## [WHAT YOU WILL DO]
Within this material, how many lines have the string "seaborn" in them? The answer is a number, with nothing added.
-*-*-
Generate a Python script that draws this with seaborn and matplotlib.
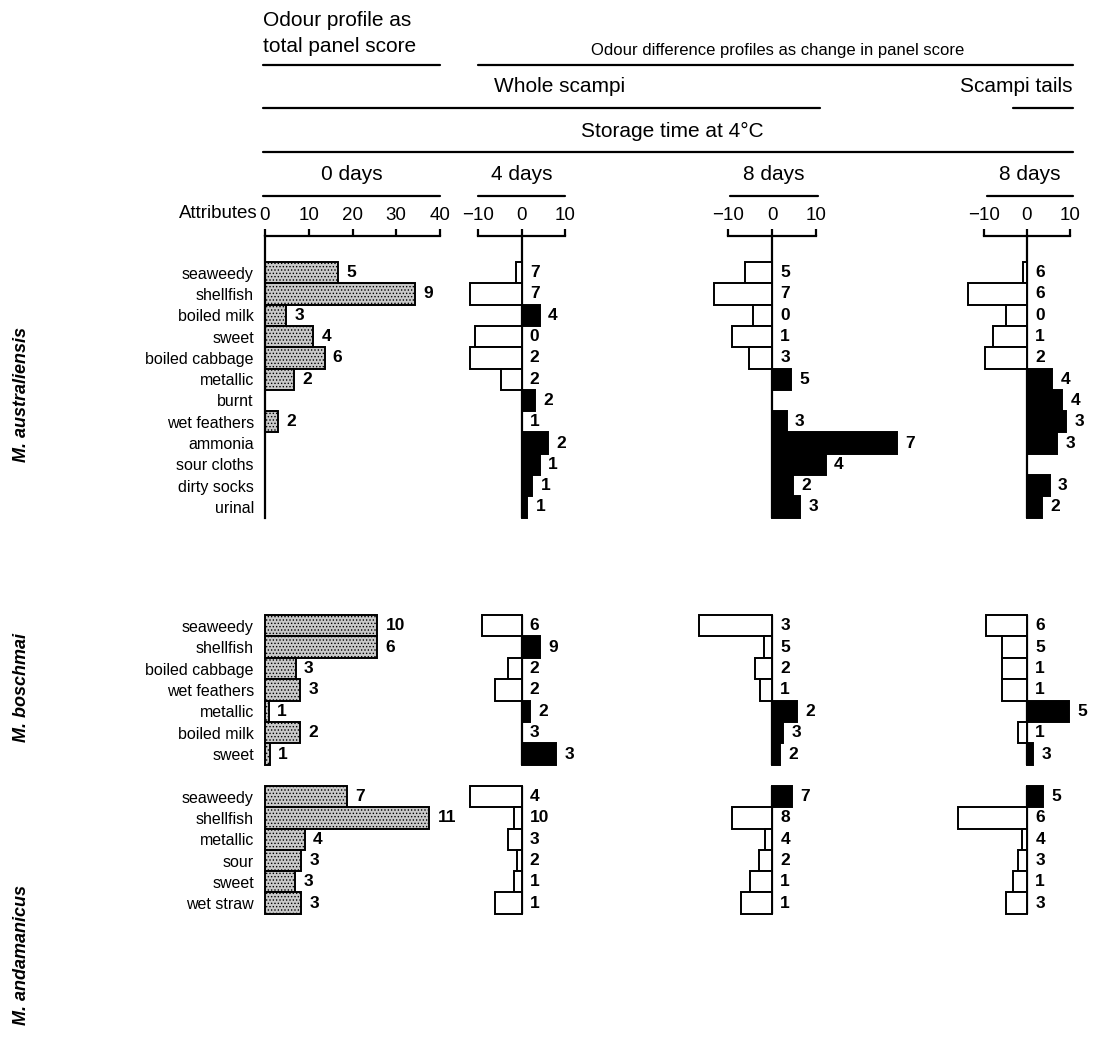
import matplotlib

matplotlib.use("Agg")

import matplotlib.pyplot as plt
import pandas as pd
import seaborn as sns
from matplotlib.lines import Line2D

FIG_W, FIG_H = 1102, 1042

SPECIES = ["M. australiensis", "M. boschmai", "M. andamanicus"]

AUS_ATTRIBUTES = [
    "seaweedy", "shellfish", "boiled milk", "sweet", "boiled cabbage",
    "metallic", "burnt", "wet feathers", "ammonia", "sour cloths",
    "dirty socks", "urinal",
]
AUS_DAY0 = [16.6, 34.3, 4.9, 11.0, 13.6, 6.6, 0, 3.0, 0, 0, 0, 0]
AUS_DAY0_N = ["5", "9", "3", "4", "6", "2", "", "2", "", "", "", ""]
AUS_DAY4 = [-1.3, -11.8, 4.2, -10.8, -11.8, -4.8, 3.2, 0, 6.1, 4.2, 2.5, 1.3]
AUS_DAY4_N = ["7", "7", "4", "0", "2", "2", "2", "1", "2", "1", "1", "1"]
AUS_DAY8 = [-6.1, -13.2, -4.4, -9.2, -5.2, 4.3, 0, 3.3, 28.3, 12.2, 4.8, 6.4]
AUS_DAY8_N = ["5", "7", "0", "1", "3", "5", "", "3", "7", "4", "2", "3"]
AUS_TAILS = [-1.0, -13.7, -4.9, -7.8, -9.8, 5.9, 8.2, 9.1, 7.0, 0, 5.3, 3.4]
AUS_TAILS_N = ["6", "6", "0", "1", "2", "4", "4", "3", "3", "", "3", "2"]

BOS_ATTRIBUTES = [
    "seaweedy", "shellfish", "boiled cabbage", "wet feathers",
    "metallic", "boiled milk", "sweet",
]
BOS_DAY0 = [25.7, 25.7, 7.0, 8.0, 0.8, 8.1, 1.1]
BOS_DAY0_N = ["10", "6", "3", "3", "1", "2", "1"]
BOS_DAY4 = [-9.0, 4.2, -3.1, -6.0, 1.9, 0, 8.0]
BOS_DAY4_N = ["6", "9", "2", "2", "2", "3", "3"]
BOS_DAY8 = [-16.5, -1.8, -3.8, -2.7, 5.6, 2.6, 1.8]
BOS_DAY8_N = ["3", "5", "2", "1", "2", "3", "2"]
BOS_TAILS = [-9.5, -5.9, -5.9, -5.9, 9.8, -2.0, 1.5]
BOS_TAILS_N = ["6", "5", "1", "1", "5", "1", "3"]

AND_ATTRIBUTES = ["seaweedy", "shellfish", "metallic", "sour", "sweet", "wet straw"]
AND_DAY0 = [18.8, 37.5, 9.1, 8.2, 6.9, 8.2]
AND_DAY0_N = ["7", "11", "4", "3", "3", "3"]
AND_DAY4 = [-11.9, -1.7, -3.0, -1.1, -1.7, -6.2]
AND_DAY4_N = ["4", "10", "3", "2", "1", "1"]
AND_DAY8 = [4.6, -9.1, -1.6, -3.0, -5.0, -7.0]
AND_DAY8_N = ["7", "8", "4", "2", "1", "1"]
AND_TAILS = [3.7, -16.0, -1.2, -2.1, -3.3, -4.9]
AND_TAILS_N = ["5", "6", "4", "3", "1", "3"]

BLOCKS = [
    (AUS_ATTRIBUTES, [(AUS_DAY0, AUS_DAY0_N), (AUS_DAY4, AUS_DAY4_N),
                      (AUS_DAY8, AUS_DAY8_N), (AUS_TAILS, AUS_TAILS_N)]),
    (BOS_ATTRIBUTES, [(BOS_DAY0, BOS_DAY0_N), (BOS_DAY4, BOS_DAY4_N),
                      (BOS_DAY8, BOS_DAY8_N), (BOS_TAILS, BOS_TAILS_N)]),
    (AND_ATTRIBUTES, [(AND_DAY0, AND_DAY0_N), (AND_DAY4, AND_DAY4_N),
                      (AND_DAY8, AND_DAY8_N), (AND_TAILS, AND_TAILS_N)]),
]

# pixel placement of the four columns and three species blocks
COLUMNS = [(265, 440, (0, 40)), (478, 565, (-10, 10)),
           (728, 816, (-10, 10)), (984, 1070, (-10, 10))]
ROW_TOPS = [262, 615, 786]
ROW_H = [21.3, 21.4, 21.3]
BRACKET_Y = 236
SPECIES_Y = [395, 688, 955]


def fx(px):
    return px / FIG_W


def fy(py):
    return 1 - py / FIG_H


sns.set_theme(style="white")
plt.rcParams["font.family"] = ["Liberation Sans", "DejaVu Sans"]
plt.rcParams["hatch.linewidth"] = 0.6
for key in ("text.color", "axes.labelcolor", "xtick.color", "ytick.color"):
    plt.rcParams[key] = "black"

fig = plt.figure(figsize=(FIG_W / 100, FIG_H / 100), dpi=100)


def hline(x0, x1, y):
    fig.add_artist(Line2D([fx(x0), fx(x1)], [fy(y), fy(y)],
                          transform=fig.transFigure, color="black", lw=1.6))


for b, (attributes, panels) in enumerate(BLOCKS):
    n = len(attributes)
    top = ROW_TOPS[b]
    bottom = top + n * ROW_H[b]
    ax_top = BRACKET_Y if b == 0 else top
    extra = (top - ax_top) / ROW_H[b]
    for c, (values, labels) in enumerate(panels):
        left, right, xlim = COLUMNS[c]
        ax = fig.add_axes([fx(left), fy(bottom), (right - left) / FIG_W,
                           (bottom - ax_top) / FIG_H])
        frame = pd.DataFrame({"attribute": attributes, "value": values})
        if c == 0:
            sns.barplot(data=frame, x="value", y="attribute", order=attributes,
                        color="#c9c9c9", width=1.0, errorbar=None,
                        edgecolor="black", linewidth=1.4, orient="h", ax=ax)
            for patch in ax.patches:
                patch.set_hatch(".....")
        else:
            frame["direction"] = ["up" if v > 0 else "down" for v in values]
            sns.barplot(data=frame, x="value", y="attribute", order=attributes,
                        hue="direction", hue_order=["up", "down"],
                        palette={"up": "black", "down": "white"}, dodge=False,
                        width=1.0, errorbar=None, edgecolor="black",
                        linewidth=1.4, orient="h", legend=False, ax=ax)
            ax.axvline(0, color="black", lw=1.6, zorder=0.5)
        for patch in ax.patches:
            patch.set_clip_on(False)

        for i, (v, lab) in enumerate(zip(values, labels)):
            if lab:
                ax.annotate(lab, (max(v, 0), i), xytext=(6, 0),
                            textcoords="offset points", ha="left", va="center",
                            fontsize=12.5, fontweight="bold", annotation_clip=False)

        ax.set_xlim(*xlim)
        ax.set_ylim(n - 0.5, -0.5 - extra)
        ax.set_xlabel("")
        ax.set_ylabel("")
        for side in ("right", "bottom", "left", "top"):
            ax.spines[side].set_visible(False)
        ax.spines["left"].set_linewidth(1.6)
        ax.spines["top"].set_linewidth(1.6)
        ax.spines["left"].set_color("black")
        ax.spines["top"].set_color("black")

        if c == 0:
            ax.tick_params(axis="y", length=0, pad=8, labelsize=11.5)
        else:
            ax.set_yticks([])

        if b == 0:
            ax.spines["top"].set_visible(True)
            if c == 0:
                ax.spines["left"].set_visible(True)
            ax.xaxis.tick_top()
            ticks = [0, 10, 20, 30, 40] if c == 0 else [-10, 0, 10]
            ax.set_xticks(ticks)
            ax.tick_params(axis="x", direction="out", length=5, width=1.6,
                           color="black", labelsize=13.5, pad=4, top=True,
                           bottom=False)
        else:
            ax.set_xticks([])

    fig.text(fx(22), fy(SPECIES_Y[b]), SPECIES[b], rotation=90, ha="center",
             va="center", fontsize=13, fontstyle="italic", fontweight="bold")

# header block
fig.text(fx(258), fy(214), "Attributes", ha="right", va="center", fontsize=13.5)
fig.text(fx(263), fy(21), "Odour profile as", ha="left", va="center", fontsize=15)
fig.text(fx(263), fy(46), "total panel score", ha="left", va="center", fontsize=15)
hline(263, 440, 65)
fig.text(fx(778), fy(50), "Odour difference profiles as change in panel score",
         ha="center", va="center", fontsize=12)
hline(478, 1073, 65)
fig.text(fx(560), fy(87), "Whole scampi", ha="center", va="center", fontsize=15)
hline(263, 820, 108)
fig.text(fx(1073), fy(87), "Scampi tails", ha="right", va="center", fontsize=15)
hline(1013, 1073, 108)
fig.text(fx(672), fy(131), "Storage time at 4\u00b0C", ha="center", va="center",
         fontsize=15)
hline(263, 1073, 152)
for label, x0, x1 in [("0 days", 263, 440), ("4 days", 478, 565),
                      ("8 days", 730, 818), ("8 days", 987, 1073)]:
    fig.text(fx((x0 + x1) / 2), fy(175), label, ha="center", va="center",
             fontsize=15)
    hline(x0, x1, 196)

fig.savefig("out.png", dpi=100)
-*-*-
## [RESULT FOR THIS TASK]
2